Sacked from his job for trying to “save” his coworkers, Elsdon Bird’s father finds employment as a supervisor in a rural factory, a position that comes with a house. Elsdon is looking forward to the new place but he finds that things aren’t all that green on the other side. For one, his parents are hardcore Brethren and their rejection of all that’s fun in life confuses this enthusiastic ten year old, leaving him able only to confide in the animals around him. And as his parents’ fundamentalist values escalate, Elsdon becomes the focus of their frustrations, frequently ending up on the wrong side of uncalled for beatings:

…uncertain that Jesus could be his friend when his mum gave him hidings on His behalf - ‘The Lord’s so angry at you!’ his mum would yell as she beat his legs and bottom with the razor-strop - Elsdon found his world a confused, lonely place. No wonder he dawdled all the way home from school…

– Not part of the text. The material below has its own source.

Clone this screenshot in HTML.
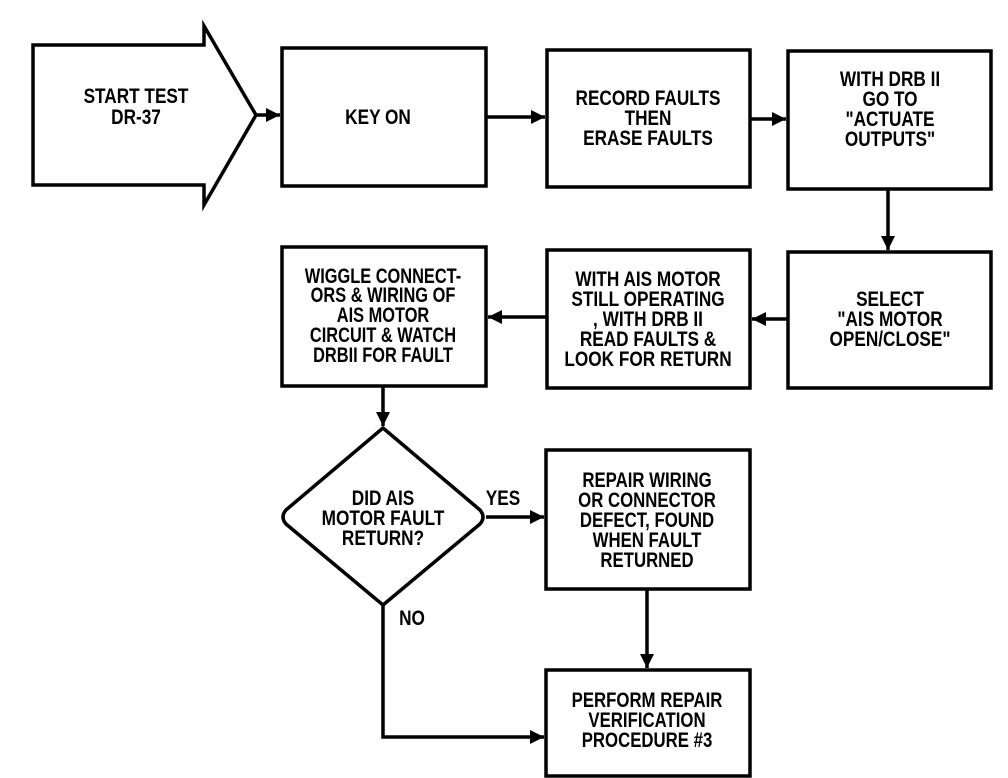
<!DOCTYPE html>
<html><head><meta charset="utf-8"><style>
html,body{margin:0;padding:0;background:#fff;}
svg{display:block;}
text{font-family:"Liberation Sans",sans-serif;font-weight:bold;font-size:21px;fill:#000;}
</style></head><body>
<svg width="1008" height="778" viewBox="0 0 1008 778" xmlns="http://www.w3.org/2000/svg">
<defs>
<marker id="a" viewBox="0 0 10 10" refX="10" refY="5" markerWidth="4" markerHeight="4" orient="auto"><path d="M0,0 L10,5 L0,10 z" fill="#000"/></marker>
</defs>
<g fill="none" stroke="#000" stroke-width="3.5">
<path d="M33,45 L204,45 L204,26 L256,115 L204,205 L204,185 L33,185 Z" stroke-linejoin="miter"/>
<rect x="282" y="48" width="204" height="138"/>
<rect x="547" y="50" width="203" height="137"/>
<rect x="788" y="51" width="203" height="138"/>
<rect x="788" y="252" width="203" height="136"/>
<rect x="547" y="250" width="203" height="138"/>
<rect x="282" y="247" width="204" height="139"/>
<path d="M383,428 L480,510 Q486,517 480,524 L383,605 L286,524 Q280,517 286,510 Z" stroke-linejoin="round"/>
<rect x="546" y="450" width="204" height="139"/>
<rect x="546" y="670" width="204" height="106"/>
<line x1="256" y1="115" x2="280" y2="115" marker-end="url(#a)"/>
<line x1="486" y1="117" x2="545" y2="117" marker-end="url(#a)"/>
<line x1="750" y1="119" x2="786" y2="119" marker-end="url(#a)"/>
<line x1="888" y1="189" x2="888" y2="250" marker-end="url(#a)"/>
<line x1="788" y1="319" x2="752" y2="319" marker-end="url(#a)"/>
<line x1="547" y1="317" x2="488" y2="317" marker-end="url(#a)"/>
<line x1="383" y1="386" x2="383" y2="426" marker-end="url(#a)"/>
<line x1="486" y1="517" x2="544" y2="517" marker-end="url(#a)"/>
<line x1="647" y1="589" x2="647" y2="668" marker-end="url(#a)"/>
<polyline points="383,605 383,737 544,737" marker-end="url(#a)"/>
</g>
<g text-anchor="middle">
<g transform="translate(136,0) scale(0.82,1)"><text x="0" y="103">START TEST</text><text x="0" y="124">DR-37</text></g>
<g transform="translate(378,0) scale(0.82,1)"><text x="0" y="124">KEY ON</text></g>
<g transform="translate(648,0) scale(0.82,1)"><text x="0" y="105">RECORD FAULTS</text><text x="0" y="125">THEN</text><text x="0" y="145">ERASE FAULTS</text></g>
<g transform="translate(890,0) scale(0.82,1)"><text x="0" y="86">WITH DRB II</text><text x="0" y="106">GO TO</text><text x="0" y="126">"ACTUATE</text><text x="0" y="146">OUTPUTS"</text></g>
<g transform="translate(890,0) scale(0.82,1)"><text x="0" y="306">SELECT</text><text x="0" y="326">"AIS MOTOR</text><text x="0" y="346">OPEN/CLOSE"</text></g>
<g transform="translate(648,0) scale(0.82,1)"><text x="0" y="286">WITH AIS MOTOR</text><text x="0" y="306">STILL OPERATING</text><text x="0" y="326">, WITH DRB II</text><text x="0" y="346">READ FAULTS &amp;</text><text x="0" y="366">LOOK FOR RETURN</text></g>
<g transform="translate(383,0) scale(0.78,1)"><text x="0" y="283">WIGGLE CONNECT-</text><text x="0" y="302">ORS &amp; WIRING OF</text><text x="0" y="322">AIS MOTOR</text><text x="0" y="342">CIRCUIT &amp; WATCH</text><text x="0" y="362">DRBII FOR FAULT</text></g>
<g transform="translate(383,0) scale(0.82,1)"><text x="0" y="505">DID AIS</text><text x="0" y="525">MOTOR FAULT</text><text x="0" y="545">RETURN?</text></g>
<g transform="translate(503,0) scale(0.82,1)"><text x="0" y="505">YES</text></g>
<g transform="translate(412,0) scale(0.82,1)"><text x="0" y="625">NO</text></g>
<g transform="translate(647,0) scale(0.8,1)"><text x="0" y="487">REPAIR WIRING</text><text x="0" y="507">OR CONNECTOR</text><text x="0" y="527">DEFECT, FOUND</text><text x="0" y="547">WHEN FAULT</text><text x="0" y="567">RETURNED</text></g>
<g transform="translate(647,0) scale(0.8,1)"><text x="0" y="707">PERFORM REPAIR</text><text x="0" y="727">VERIFICATION</text><text x="0" y="747">PROCEDURE #3</text></g>
</g>
</svg>
</body></html>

While life doesn’t get any better for Elsdon, the poor lad remains chirpy throughout. With friends, toys, and books all taken away from him, all he’s left with is his imagination. But with little inspiring it, it’s a wonder he can make it from one day to the next. Dealing with all that’s bad in life marks this short novel out as a wonderful read: the brutal removal of everything in the boy’s life proves Elsdon Bird is “pretty brave” as, with unflinching optimism, he pushes on.

Although it’s in the third person, The Redemption Of Elsdon Bird’s narration comes pretty close to telling the story from the boy’s point of view: the prose is light and easy to read and is shot through with local slang. Hidden behind its rustic charm, it tackles serious issues of religion, abuse, fanaticism, and tolerance, leaving the interpretation inferred from the story rather than being preachy, which, given Elsdon’s father and all the novel is against, would be hypocritical:

No one else on his mum’s side of the family went to the Gospel Hall. All his dad’s relatives went. His dad’s sister Aunt Biddy, who had never married, went to a Gospel Hall in Wellington. Then there was Uncle Judah, his dad’s brother, and his wife, Aunt Una. They lived up north in Masterton and were very strict.

Uncle Bryce didn’t go to any church and once told Elsdon that on Sundays he went to his best mate’s house at Titahi Bay and got shickered on beer. Elsdon pined for the day when he might be allowed to join them.

For a short novel, The Redemption Of Elsdon Bird packs a lot in, its themes popping up and recurring as life develops and then disintegrates for the Birds. The many rural locations in which it occurs give it a gothic feel, only substituting the Deep South for the southern hemisphere. Adding to this notion is the sense - and sometimes, admission - that its characters are “crook in the head”. So, for a novel that will delight and horrify in equal measure, it’s worth making a necessity of this Virtue.